Use the Python API for the same functionality:

from hfutils.operate import download_file_to_file, download_archive_as_directory, download_directory_as_directory

# Download a single file from the repository
download_file_to_file(
    local_file='/your/local/file',
    repo_id='your/repository',
    file_in_repo='file/in/your/repo'
)

# Download an archive file from the repository and extract it to the given directory
# More formats of archive files are supported
# See: https://deepghs.github.io/hfutils/main/api_doc/archive/index.html
download_archive_as_directory(
    local_directory='/your/local/directory',
    repo_id='your/repository',
    file_in_repo='archive/file/in/your/repo.zip',
)

# Download files from the repository as a directory tree
download_directory_as_directory(
    local_directory='/your/local/directory',
    repo_id='your/repository',
    dir_in_repo='dir/in/your/repo'
)

Explore additional options for downloading:

hfutils download -h

List Files in Repository

List files in repositories

hfutils ls -r your/repository -o /your/local/file -d subdir/in/repo

Supported Formats

By default, we support the zip and tar formats, including .zip, .tar, .tar.gz, .tar.bz2, and .tar.xz.
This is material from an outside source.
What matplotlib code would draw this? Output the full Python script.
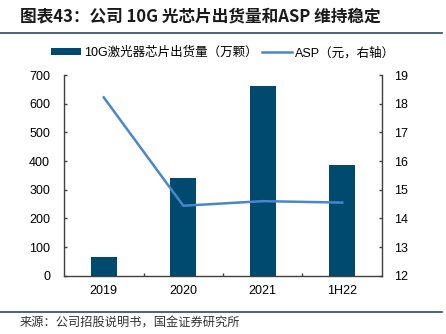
import matplotlib
matplotlib.use("Agg")
import matplotlib.pyplot as plt
from matplotlib.lines import Line2D
from matplotlib.patches import Patch

plt.rcParams['font.family'] = ['Liberation Sans', 'Noto Sans CJK SC', 'DejaVu Sans']

categories = ["2019", "2020", "2021", "1H22"]
shipments = [65, 340, 662, 385]          # 万颗
asp = [18.22, 14.44, 14.60, 14.55]       # 元
left_ticks = [0, 100, 200, 300, 400, 500, 600, 700]
right_ticks = [12, 13, 14, 15, 16, 17, 18, 19]

bar_color = "#004a70"
line_color = "#4a86c8"
spine_color = "#404040"

fig = plt.figure(figsize=(4.46, 3.34), dpi=100)
ax = fig.add_axes([0.1435, 0.1746, 0.7130, 0.6008])
x = list(range(len(categories)))
ax.bar(x, shipments, width=0.33, color=bar_color, zorder=2)
ax.set_xlim(-0.5, len(categories) - 0.5)
ax.set_ylim(0, 700)
ax.set_yticks(left_ticks)
ax.set_xticks(x)
ax.set_xticklabels(categories)
ax.set_xticks([i + 0.5 for i in range(len(categories) - 1)], minor=True)

ax2 = ax.twinx()
ax2.plot(x, asp, color=line_color, lw=1.8, zorder=3)
ax2.set_ylim(12, 19)
ax2.set_yticks(right_ticks)

for a in (ax, ax2):
    a.spines['top'].set_visible(False)
    for s in a.spines.values():
        s.set_color(spine_color)
        s.set_linewidth(1.0)
ax2.spines['left'].set_visible(False)
ax2.spines['bottom'].set_visible(False)
ax.spines['right'].set_visible(False)

ax.tick_params(axis='y', direction='in', length=2.5, width=1, color=spine_color,
               labelsize=9, pad=10)
ax2.tick_params(axis='y', direction='in', length=2.5, width=1, color=spine_color,
                labelsize=9, pad=9)
ax.tick_params(axis='x', which='major', length=0, labelsize=9, pad=7)
ax.tick_params(axis='x', which='minor', direction='in', length=2.5, width=1,
               color=spine_color)

handles = [Patch(facecolor=bar_color, edgecolor='none'),
           Line2D([0], [0], color=line_color, lw=1.8)]
labels = ["10G激光器芯片出货量（万颗）", "ASP（元，右轴）"]
fig.legend(handles, labels, loc='center', bbox_to_anchor=(0.5, 1 - 53 / 334),
           ncol=2, frameon=False, fontsize=9, handlelength=2.4, handleheight=0.5,
           columnspacing=0.3, handletextpad=0.3)

fig.text(0.045, 1 - 16 / 334, "图表43：公司 10G 光芯片出货量和ASP 维持稳定",
         fontsize=12, fontweight='bold', style='italic', va='center', ha='left',
         color="#1a1a1a", family=['Noto Sans CJK SC', 'DejaVu Sans'])
fig.add_artist(Line2D([0.0, 0.99], [1 - 32.5 / 334] * 2, color="#2b4a66", lw=1.2))
fig.add_artist(Line2D([0.0, 0.99], [1 - 311.5 / 334] * 2, color="#2b4a66", lw=1.2))
fig.text(0.045, 1 - 323.5 / 334, "来源：公司招股说明书，国金证券研究所",
         fontsize=8.8, va='center', ha='left', color="#333333",
         family=['Noto Sans CJK SC', 'DejaVu Sans'])

fig.savefig("out.png", dpi=100)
If you require support for rar and 7z files, install the extra dependencies using the following command:

pip install hfutils[rar,7z]

NOTE: Creating RAR archive files is not supported. We use the rarfile library, which lacks the functionality for creating RAR files.

How to Access Private Repositories

Simply configure the HF_TOKEN environment variable by using your HuggingFace access token. Note that write permissions are required if you plan to upload any content.

How to Use Hf-Transfer for Acceleration

If you are using the PyPI CLI, you need to install hfutils with the following command:

pip install hfutils[transfer]

If you are using a precompiled executable file, the transfer module is integrated inside; simply use it.

Enable Hf-Transfer acceleration by setting the environment variable HF_HUB_ENABLE_HF_TRANSFER to 1.

How to Change the Temporary Directory

The temporary directory is utilized for storing partially downloaded files, consuming a considerable amount of disk space.

If your disk, especially the C drive on Windows, does not have sufficient space, simply set the TMPDIR to designate another directory as the temporary directory.